The system treats the reference image as both inspiration and instruction, significantly reducing ambiguity inherent in natural language.

Standout Features for Practitioners

1. Truly Prompt-Free Workflow

No more iterating over dozens of prompts to get close to your vision. If you can show it, Prompt-Free Diffusion can (re)generate it.

2. Plug-and-Play Compatibility

SeeCoder integrates seamlessly with existing diffusion ecosystems. The GitHub repo includes pretrained SeeCoder checkpoints for general, photorealistic, and anime domains—and you can reuse a single SeeCoder across multiple base models.

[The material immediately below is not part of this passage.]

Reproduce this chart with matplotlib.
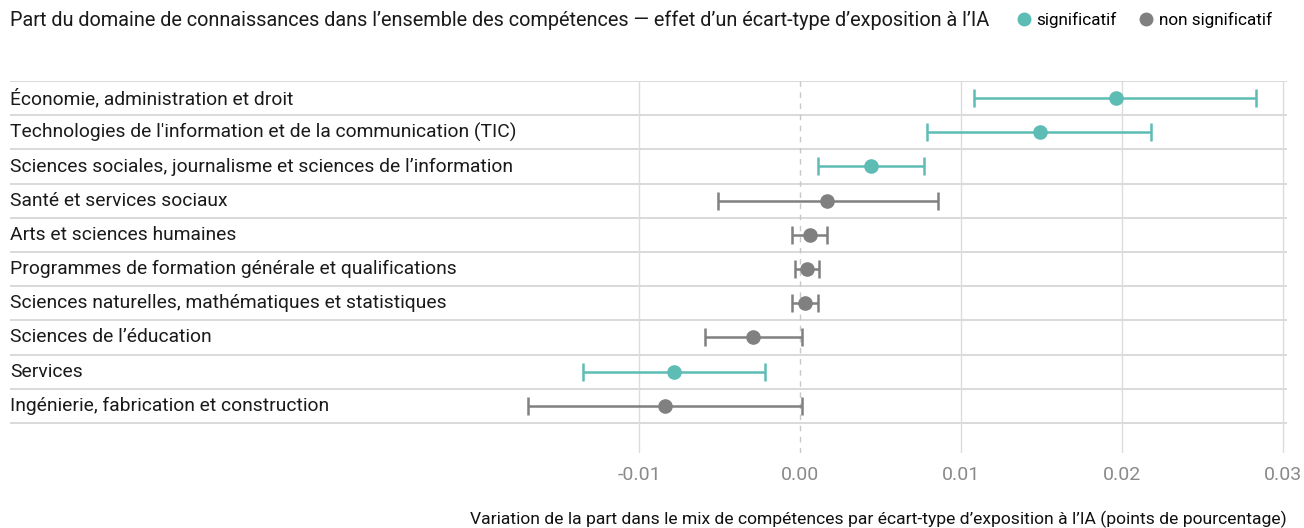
import matplotlib.pyplot as plt
from matplotlib.lines import Line2D
import numpy as np

plt.rcParams['font.family'] = ['Roboto', 'DejaVu Sans']

domaines = [
    "Économie, administration et droit",
    "Technologies de l'information et de la communication (TIC)",
    "Sciences sociales, journalisme et sciences de l’information",
    "Santé et services sociaux",
    "Arts et sciences humaines",
    "Programmes de formation générale et qualifications",
    "Sciences naturelles, mathématiques et statistiques",
    "Sciences de l’éducation",
    "Services",
    "Ingénierie, fabrication et construction",
]
effet = [0.0196, 0.0149, 0.0044, 0.0017, 0.0006, 0.00045, 0.0003, -0.0029, -0.0078, -0.0084]
ic_bas = [0.0108, 0.0079, 0.0011, -0.0051, -0.0005, -0.0003, -0.0005, -0.0059, -0.0135, -0.0169]
ic_haut = [0.0283, 0.0218, 0.0077, 0.0086, 0.0017, 0.0012, 0.0011, 0.0001, -0.0022, 0.0001]
significatif = [True, True, True, False, False, False, False, False, True, False]
xticks = [-0.01, 0.0, 0.01, 0.02, 0.03]
xtick_labels = ['-0.01', '0.00', '0.01', '0.02', '0.03']

teal = '#5dbcb4'
gris = '#808080'

W, H = 1304, 528
fig = plt.figure(figsize=(W / 100, H / 100), dpi=100)
ax = fig.add_axes([10 / W, 1 - 453 / H, 1277 / W, 372 / H])

ax.set_xlim(-0.04907, 0.03025)
ax.set_ylim(10.38, -0.5)

# lignes de séparation des lignes
for i in range(len(domaines) + 1):
    ax.axhline(i - 0.5, color='#d9d9d9', lw=1.4, zorder=1)
# grille verticale
for t in xticks:
    if t == 0:
        ax.axvline(t, color='#c8c8c8', lw=1, ls=(0, (4, 4)), zorder=1)
    else:
        ax.axvline(t, color='#dcdcdc', lw=1, zorder=1)

y = np.arange(len(domaines))
for i in range(len(domaines)):
    c = teal if significatif[i] else gris
    ax.errorbar(effet[i], y[i],
                xerr=[[effet[i] - ic_bas[i]], [ic_haut[i] - effet[i]]],
                fmt='o', color=c, ms=9.5, elinewidth=1.8, capsize=6.5,
                capthick=1.8, zorder=3)
    ax.text(0, y[i], domaines[i], transform=ax.get_yaxis_transform(),
            ha='left', va='center', fontsize=13.9, color='#1a1a1a')

ax.set_xticks(xticks)
ax.set_xticklabels(xtick_labels)
ax.set_yticks([])
ax.tick_params(axis='x', length=0, pad=9, labelsize=14, labelcolor='#8a8a8a')
for s in ax.spines.values():
    s.set_visible(False)

fig.text(10 / W, 1 - 20 / H,
         "Part du domaine de connaissances dans l’ensemble des compétences — effet d’un écart-type d’exposition à l’IA",
         ha='left', va='center', fontsize=14.3, color='#1a1a1a')

handles = [Line2D([], [], marker='o', ls='', color=teal, ms=9, label='significatif'),
           Line2D([], [], marker='o', ls='', color=gris, ms=9, label='non significatif')]
fig.legend(handles=handles, loc='center right', bbox_to_anchor=(1272 / W, 1 - 20 / H),
           ncol=2, frameon=False, fontsize=12.3, handletextpad=0.15, columnspacing=1.1,
           handlelength=1.2, borderaxespad=0, borderpad=0)

fig.text(1287 / W, 1 - 519 / H,
         "Variation de la part dans le mix de compétences par écart-type d’exposition à l’IA (points de pourcentage)",
         ha='right', va='center', fontsize=12.6, color='#111111')

fig.savefig('out.png', dpi=100)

3. Native Support for Visual Conditioning

It works out-of-the-box with ControlNet-style conditionings: Canny edges, depth, pose, segmentation, scribbles, and more. This enables fine-grained control over layout and structure while preserving the semantic essence of the reference.

4. User-Friendly Web UI

The included Gradio-based interface lets you upload a reference image, optionally add a control map, adjust generation parameters, and produce results in seconds—no coding required.

Ideal Use Cases

Prompt-Free Diffusion excels in scenarios where visual references are available but textual descriptions fall short:

Style Transfer & Re-Rendering: Reproduce the aesthetic of a reference image on new content.
Character Consistency: Generate new scenes with the same character (e.g., in anime or game assets) without redefining traits in text.
Virtual Try-On: Adapt clothing or accessories from a reference onto new models or poses.
Concept Iteration: Designers and artists can explore variations based on sketches or mood boards without linguistic bottlenecks.
Accessibility: Lowers the barrier for non-native speakers or users unfamiliar with prompt-crafting conventions.

Critically, it doesn’t replace text-to-image models—it complements them by offering an alternative pathway when visuals are your primary input.

Getting Started in Minutes

Setting up is straightforward:

Clone the repository and create a Conda environment with Python 3.10.
Install PyTorch and dependencies via the provided requirements.txt.
Download pretrained models (SeeCoder variants + base diffusion models + ControlNet weights) into the specified directory structure.
Launch the WebUI with python app.py.

Once running, you can:

Upload a reference image.
Optionally upload or generate a control map (e.g., pose from OpenPose, edges from HED).
Click “Generate”—and get results without ever typing a prompt.

The project also includes utilities to convert models from popular formats (e.g., from AUTOMATIC1111’s WebUI), making migration easier for existing users.

Limitations and Practical Notes

While powerful, Prompt-Free Diffusion isn’t a universal solution:

Reference-Dependent: Output quality heavily relies on the clarity, composition, and relevance of the input image. Poor references yield poor generations.
Model Ecosystem Constraints: It’s designed as an inference-time enhancement, not a full training framework. You must use supported base models and SeeCoder checkpoints.
Storage Requirements: The demo requires downloading multiple large model files (several GBs), which may be prohibitive on low-resource systems.
No Text Hybridization: You cannot mix text and visual inputs—this is an intentional design choice to eliminate prompt engineering entirely.

That said, these trade-offs are justified by the core value proposition: removing linguistic friction from image creation.

Summary

Prompt-Free Diffusion reimagines the T2I pipeline by centering visual understanding over textual description. For project leads, researchers, and creators who struggle with inconsistent or labor-intensive prompt engineering, it offers a faster, more intuitive path to high-fidelity image generation. With drop-in compatibility, strong empirical results, and support for real-world applications like anime generation and virtual try-on, it’s a compelling addition to any visual AI toolkit. If your work starts with an image—not a sentence—this might be the tool you’ve been waiting for.